Tivadar Kosztka Csontvary. Baalbek (1906)

"Baalbek è il trionfo della pietra, una magnificenza lapidaria il cui linguaggio, ancora visivo, riduce New York a una dimora di formiche. E' una pietra color pesca, striata di oro rossiccio così come le colonne di St. Martin-in-the-Fields sono striate di fuliggine. Ha la consistenza del marmo, senza trasparenza ma con una lieve velatura, come quella delle prugne. L'ora ideale per vederla è l'alba: lo sguardo sale lungo le sei colonne, i cui fusti di pesca e d'oro splendono con la stessa luminosità dell'area cerulea, e perfino i basamenti privi di colonne hanno un'identità vivace, baciata dal sole, sullo sfondo delle profondità violette del firmamento. Sale ancora lo sguardo lungo questa carne scavata, lungo i fusti tre volte enormi, fino ai capitelli sbrecciati e al cornicione grande come una casa, tutti insieme sospesi nel celeste. Lo sguardo spazia oltre le mura, fino ai ciuffi verdi dei pioppi dai tronchi bianchi; oltre ancora, al Libano scintillante in lontananza di toni violacei, azzurri, oro e rosa. E poi scende seguendo le montagne fino al vuoto: il deserto, solitario mare di pietra. Bevi l'aria vibrante. Accarezza la pietra con mano delicata. Da' il tuo addio all'Occidente, se lo possiedi, quindi volgiti a Oriente, turista." (tratto da R. Byron, La via per l'Oxiana, Milano, Adelphi, 1981; 1993, p. 57)

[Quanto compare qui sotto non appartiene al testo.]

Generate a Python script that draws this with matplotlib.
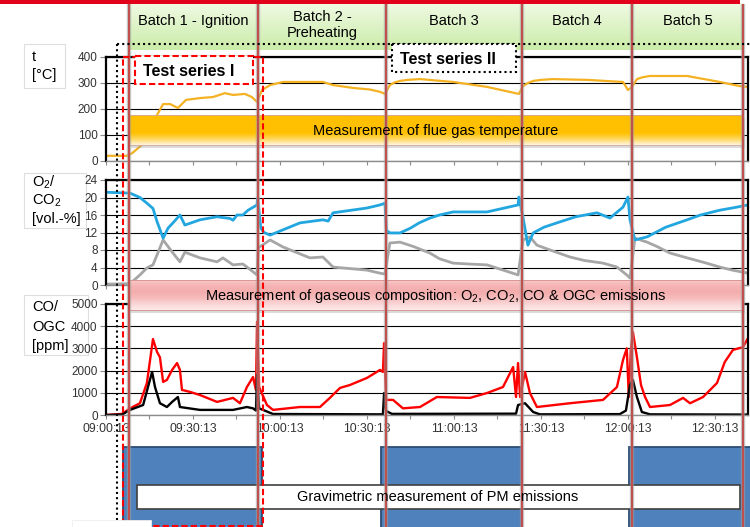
import numpy as np
import matplotlib
matplotlib.use('Agg')
import matplotlib.pyplot as plt
from matplotlib.patches import Rectangle
from matplotlib.colors import LinearSegmentedColormap

plt.rcParams['font.family'] = ['Liberation Sans', 'DejaVu Sans']
plt.rcParams['mathtext.fontset'] = 'custom'
plt.rcParams['mathtext.rm'] = 'Liberation Sans'
plt.rcParams['mathtext.it'] = 'Liberation Sans:italic'
plt.rcParams['mathtext.bf'] = 'Liberation Sans:bold'
plt.rcParams['mathtext.default'] = 'regular'

# ---------------- data (time in minutes after 09:00:13) ----------------
temp_t = [0, 7.2, 9.0, 12.4, 15.2, 17.6, 19.7, 22.1, 24.8, 27.6, 32.4, 36.9, 41.0, 43.8, 47.9,
          50.3, 52.1, 53.8, 56.6, 61.0, 74.8, 78.3, 85.2, 91.0, 94.5, 96.2, 97.9, 99.5, 101.4, 104.0,
          108.3, 119.7, 131.4, 142.4, 143.8, 145.5, 147.3, 150.0, 154.1, 165.9, 178.3, 180.0, 181.4, 183.1, 185.0,
          187.6, 200.4, 211.7, 218.6, 221.4]
temp_v = [20, 20, 30, 62, 120, 177, 219, 219, 204, 235, 242, 246, 261, 254, 258,
          246, 227, 273, 292, 304, 304, 292, 281, 275, 266, 258, 292, 302, 308, 312,
          315, 304, 285, 258, 288, 300, 308, 312, 315, 312, 304, 273, 285, 315, 322,
          327, 327, 304, 288, 285]

o2_t = [0, 8.3, 11.7, 14.1, 16.2, 17.6, 19.7, 21.4, 23.1, 25.5, 27.2, 32.4, 38.3, 42.8, 43.8,
        45.2, 47.2, 49.0, 52.1, 52.3, 53.4, 54.5, 56.6, 61.0, 66.9, 74.8, 76.6, 78.3, 90.0, 94.5,
        96.2, 96.7, 97.9, 101.4, 105.0, 108.0, 111.7, 115.0, 119.7, 131.4, 142.1, 142.4, 143.8, 145.5, 147.3,
        151.0, 155.5, 162.0, 169.3, 173.8, 178.3, 180.0, 180.7, 182.4, 186.6, 193.0, 200.4, 205.0, 211.7, 217.6,
        221.4]
o2_v = [21.2, 21.0, 20.0, 18.7, 17.5, 14.5, 10.7, 13.0, 14.2, 16.0, 13.7, 14.9, 15.6, 15.2, 14.8,
        16.0, 16.0, 17.1, 18.3, 19.9, 13.0, 12.0, 11.4, 12.6, 14.2, 14.9, 14.6, 16.5, 17.6, 18.3,
        18.7, 12.5, 11.9, 11.9, 13.0, 14.2, 15.3, 16.0, 16.7, 16.7, 18.3, 20.1, 15.5, 9.1, 11.9,
        13.2, 14.2, 15.6, 16.5, 15.3, 17.8, 20.1, 14.9, 10.3, 11.0, 13.2, 14.9, 16.0, 17.1, 17.8,
        18.3]

co2_t = [0, 8.3, 11.7, 14.1, 16.2, 19.7, 23.1, 25.5, 27.2, 32.4, 38.3, 40.3, 43.8, 47.2, 49.0,
         52.1, 52.5, 56.6, 61.0, 70.3, 74.8, 78.3, 90.0, 94.5, 96.2, 97.9, 101.4, 106.0, 111.7, 115.0,
         119.7, 125.0, 131.4, 142.1, 143.8, 146.2, 148.6, 154.0, 160.0, 165.0, 171.4, 176.2, 179.6, 180.7, 182.4,
         186.6, 190.0, 194.5, 200.4, 206.0, 211.7, 216.0, 221.4]
co2_v = [0.2, 0.3, 2.3, 3.9, 4.6, 10.3, 7.3, 5.3, 7.5, 6.2, 5.3, 6.2, 4.6, 4.8, 3.9,
         2.3, 8.5, 10.3, 8.7, 6.2, 6.4, 4.1, 3.4, 2.7, 2.5, 9.6, 9.8, 8.8, 7.3, 6.0,
         5.0, 4.8, 4.6, 2.3, 10.3, 11.0, 9.1, 7.8, 6.4, 5.6, 5.0, 4.1, 2.3, 1.6, 10.7,
         9.8, 8.8, 7.3, 6.2, 5.2, 4.1, 3.4, 2.7]

co_t = [0, 5.5, 8.3, 11.7, 14.1, 16.2, 17.6, 18.6, 19.7, 21.0, 22.8, 24.5, 25.5, 26.2, 29.0,
        32.4, 38.3, 43.8, 46.2, 48.6, 50.7, 51.7, 52.1, 52.8, 55.5, 57.6, 66.9, 73.8, 77.2, 80.7,
        84.1, 90.0, 94.5, 95.5, 95.9, 96.6, 99.0, 102.4, 108.3, 114.1, 125.5, 131.4, 136.9, 140.4, 141.4,
        142.1, 142.8, 144.5, 146.2, 148.6, 160.0, 171.4, 176.2, 178.3, 179.6, 180.3, 181.0, 181.7, 183.1, 184.5,
        185.9, 187.6, 194.5, 199.0, 201.4, 205.9, 210.7, 213.4, 216.2, 219.7, 221.4]
co_v = [0, 50, 300, 530, 1440, 3420, 2840, 2600, 1490, 1580, 2030, 2340, 2030, 1130, 1040,
        900, 590, 770, 530, 1260, 1710, 1130, 4200, 1260, 450, 230, 360, 360, 770, 1220,
        1350, 1670, 2030, 1940, 3240, 680, 680, 300, 360, 810, 770, 990, 1260, 2160, 810,
        2340, 810, 1940, 990, 360, 530, 680, 1260, 2480, 3000, 810, 2930, 3740, 2600, 1350,
        810, 360, 450, 770, 530, 810, 1440, 2390, 2930, 3060, 3470]

ogc_t = [0, 5.5, 8.3, 12.8, 15.9, 16.9, 18.6, 21.0, 22.8, 24.8, 25.5, 32.4, 43.8, 48.6, 50.7,
         51.7, 52.1, 52.8, 57.6, 95.5, 95.9, 96.6, 98.6, 141.4, 142.1, 144.5, 147.3, 149.6, 177.2, 179.3,
         180.7, 181.7, 183.1, 184.8, 187.6, 221.4]
ogc_v = [0, 20, 230, 450, 1940, 1260, 530, 360, 590, 810, 360, 230, 230, 360, 300,
         200, 1800, 300, 45, 30, 990, 180, 50, 60, 450, 530, 135, 30, 40, 200,
         1350, 1580, 810, 135, 30, 20]

x_label_pos = [0, 30, 60, 90, 120, 150, 180, 210]
x_labels = ['09:00:13', '09:30:13', '10:00:13', '10:30:13', '11:00:13', '11:30:13', '12:00:13', '12:30:13']
batch_bounds = [7.9, 52.4, 96.6, 143.5, 181.4, 219.7]
batch_names = ['Batch 1 - Ignition', 'Batch 2 -\nPreheating', 'Batch 3', 'Batch 4', 'Batch 5']
pm_start = [5.9, 94.8, 180.4]
pm_end = [53.8, 143.4, 224.0]
T_MAX = 221.4

# ---------------- figure ----------------
W, H = 750, 527
fig = plt.figure(figsize=(7.5, 5.27), dpi=100)


def axes_px(left, top, right, bottom):
    return fig.add_axes([left / W, 1 - bottom / H, (right - left) / W, (bottom - top) / H])


ax1 = axes_px(106, 57, 748, 161)
ax2 = axes_px(106, 180, 748, 285)
ax3 = axes_px(106, 304, 748, 415)


def style(ax, ymax, step):
    ax.set_xlim(0, T_MAX)
    ax.set_ylim(0, ymax)
    ax.set_yticks(np.arange(0, ymax + 1, step))
    ax.set_xticks(np.arange(0, T_MAX, 15))
    ax.grid(axis='y', color='black', lw=0.8)
    ax.set_axisbelow(True)
    for s in ['top', 'left', 'right']:
        ax.spines[s].set(color='black', lw=1.6)
    ax.spines['bottom'].set(color='#8c8c8c', lw=1)
    ax.tick_params(axis='y', direction='out', length=4, width=0.8, color='#8c8c8c',
                   labelsize=8.5, labelcolor='#333333', pad=2)
    ax.tick_params(axis='x', direction='out', length=3, width=0.8, color='#8c8c8c',
                   labelbottom=False)


style(ax1, 400, 100)
style(ax2, 24, 4)
style(ax3, 5000, 1000)
ax3.set_xticks(x_label_pos)
ax3.set_xticklabels(x_labels)
ax3.set_xticks(np.arange(15, T_MAX, 30), minor=True)
ax3.tick_params(axis='x', which='both', direction='out', length=3, width=0.8, color='#8c8c8c',
                labelbottom=True, labelsize=8.7, labelcolor='#333333', pad=3)

ax1.plot(temp_t, temp_v, color='#F4B223', lw=1.6)
ax2.plot(co2_t, co2_v, color='#A6A6A6', lw=2.0)
ax2.plot(o2_t, o2_v, color='#22A6DF', lw=2.0)
ax3.plot(co_t, co_v, color='#FF0000', lw=1.7)
ax3.plot(ogc_t, ogc_v, color='black', lw=1.7)

# ---------------- overlay in pixel coordinates ----------------
ov = fig.add_axes([0, 0, 1, 1], zorder=10)
ov.patch.set_alpha(0)
ov.axis('off')
ov.set_autoscale_on(False)
ov.set_xlim(0, W)
ov.set_ylim(H, 0)


def tpx(t):
    disp = ax3.transData.transform((t, 0))
    return ov.transData.inverted().transform(disp)[0]


def grad_rect(x0, y0, x1, y1, colors, z):
    cmap = LinearSegmentedColormap.from_list('g', colors)
    g = np.linspace(0, 1, 256).reshape(-1, 1)
    ov.imshow(g, cmap=cmap, extent=[x0, x1, y1, y0], aspect='auto', zorder=z,
              interpolation='bilinear')


# left label boxes (behind the axes tick labels)
for (bx, by, bw, bh) in [(24, 44, 41, 44), (24, 173, 62, 55), (24, 295, 64, 60)]:
    fig.add_artist(Rectangle((bx / W, 1 - (by + bh) / H), bw / W, bh / H, transform=fig.transFigure,
                             fc='white', ec='#DEDEDE', lw=0.8, zorder=-1))
# small white box at bottom-left covering lines
ov.add_patch(Rectangle((72, 520), 79, 12, fc='white', ec='#EEEEEE', lw=0.6, zorder=9))

lab_kw = dict(fontsize=10.5, ha='left', va='center', color='black', zorder=12)
ov.text(32, 57, 't', **lab_kw)
ov.text(32, 75, '[°C]', **lab_kw)
ov.text(32, 182, 'O$_2$/', **lab_kw)
ov.text(32, 201, 'CO$_2$', **lab_kw)
ov.text(32, 219, '[vol.-%]', **lab_kw)
ov.text(32, 307, 'CO/', **lab_kw)
ov.text(32, 327, 'OGC', **lab_kw)
ov.text(32, 346, '[ppm]', **lab_kw)

x_first = tpx(batch_bounds[0])
x_last = tpx(batch_bounds[-1])

# top red bar
ov.add_patch(Rectangle((0, 0), 740, 3.5, fc='#E2001A', ec='none', zorder=3))

# batch headers
for i, name in enumerate(batch_names):
    x0, x1 = tpx(batch_bounds[i]), tpx(batch_bounds[i + 1])
    grad_rect(x0, 3.5, x1, 50, ['#F0FAE4', '#DDF3C6', '#CBECA8'], 2)
    yc = 25 if '\n' in name else 21
    ov.text((x0 + x1) / 2, yc, name, fontsize=10.5, ha='center', va='center',
            linespacing=1.2, zorder=12)

# orange band
ov.add_patch(Rectangle((x_first + 2, 118), x_last - x_first, 30, fc='#9a9a9a', ec='none', alpha=0.35, zorder=3))
grad_rect(x_first, 115, x_last, 145, ['#FFC000', '#FFC000', '#FFC000', '#FFC000', '#FFD75E', '#FFF6E0'], 4)
ov.add_patch(Rectangle((x_first, 115), x_last - x_first, 30, fc='none', ec='#D2A8A0', lw=0.6, zorder=5))
ov.text((x_first + x_last) / 2, 131, 'Measurement of flue gas temperature', fontsize=10.5,
        ha='center', va='center', zorder=12)

# pink band
ov.add_patch(Rectangle((x_first + 2, 283), x_last - x_first, 30, fc='#9a9a9a', ec='none', alpha=0.35, zorder=3))
grad_rect(x_first, 280, x_last, 310, ['#F9CACA', '#F5B3B3', '#F4ADAD', '#F6BBBB', '#FAD6D6', '#FDEAEA'], 4)
ov.add_patch(Rectangle((x_first, 280), x_last - x_first, 30, fc='none', ec='#D99694', lw=0.7, zorder=5))
ov.text((x_first + x_last) / 2, 296,
        'Measurement of gaseous composition: O$_2$, CO$_2$, CO & OGC emissions',
        fontsize=10.5, ha='center', va='center', zorder=12)

# gravimetric PM boxes
for s, e in zip(pm_start, pm_end):
    x0, x1 = tpx(s), tpx(e)
    ov.add_patch(Rectangle((x0, 447), x1 - x0, 100, fc='#4F81BD', ec='#2C4D75', lw=1.3, zorder=3))
ov.add_patch(Rectangle((137, 485), 603, 24, fc='white', ec='#404040', lw=1.2, zorder=5))
ov.text(438, 497, 'Gravimetric measurement of PM emissions', fontsize=10.5,
        ha='center', va='center', zorder=12)

# batch boundary lines
for b in batch_bounds:
    xb = tpx(b)
    ov.plot([xb, xb], [3.5, H], color='#A0A0A0', lw=3.2, alpha=0.55, zorder=6, solid_capstyle='butt')
    ov.plot([xb, xb], [3.5, H], color='#C0504D', lw=1.5, zorder=7, solid_capstyle='butt')

# test series II (dotted black)
ov.plot([117, 750], [44, 44], color='black', ls=(0, (1, 1.5)), lw=1.5, zorder=8)
ov.plot([117, 117], [44, 520], color='black', ls=(0, (1, 1.5)), lw=1.5, zorder=8)
ov.add_patch(Rectangle((392, 44), 124, 28, fc='white', ec='black', ls=(0, (1, 1.5)), lw=1.5, zorder=8))
ov.text(400, 59, 'Test series II', fontsize=11.5, fontweight='bold', ha='left', va='center', zorder=12)

# test series I (dashed red)
ov.plot([123, 263, 263, 123, 123], [57, 57, 526, 526, 57], color='#FF0000',
        ls=(0, (3, 1.5)), lw=1.5, zorder=8)
ov.add_patch(Rectangle((135, 56), 118, 28, fc='white', ec='#FF0000', ls=(0, (3, 1.5)), lw=1.5, zorder=8))
ov.text(143, 71, 'Test series I', fontsize=11.5, fontweight='bold', ha='left', va='center', zorder=12)

ov.set_xlim(0, W)
ov.set_ylim(H, 0)

fig.savefig('out.png', dpi=100)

Baalbek (foto Carlo Nicotra, 2003)

Lo scrittore inglese Robert Byron era arrivato a Baalbek nel suo viaggio verso l'Asia centrale, nel settembre del 1933 e ne era rimasto affascinato. Il brano riportato qui è stato inserito nella lunga relazione dell'itinerario intrapreso partendo da Venezia nell'agosto di quell'anno, per giungere in Afghanistan nell'anno successivo, pubblicata per la prima volta con il titolo The road to Oxiana, nel 1937, che costituisce uno dei racconti di viaggio più affascinanti di tutti i tempi.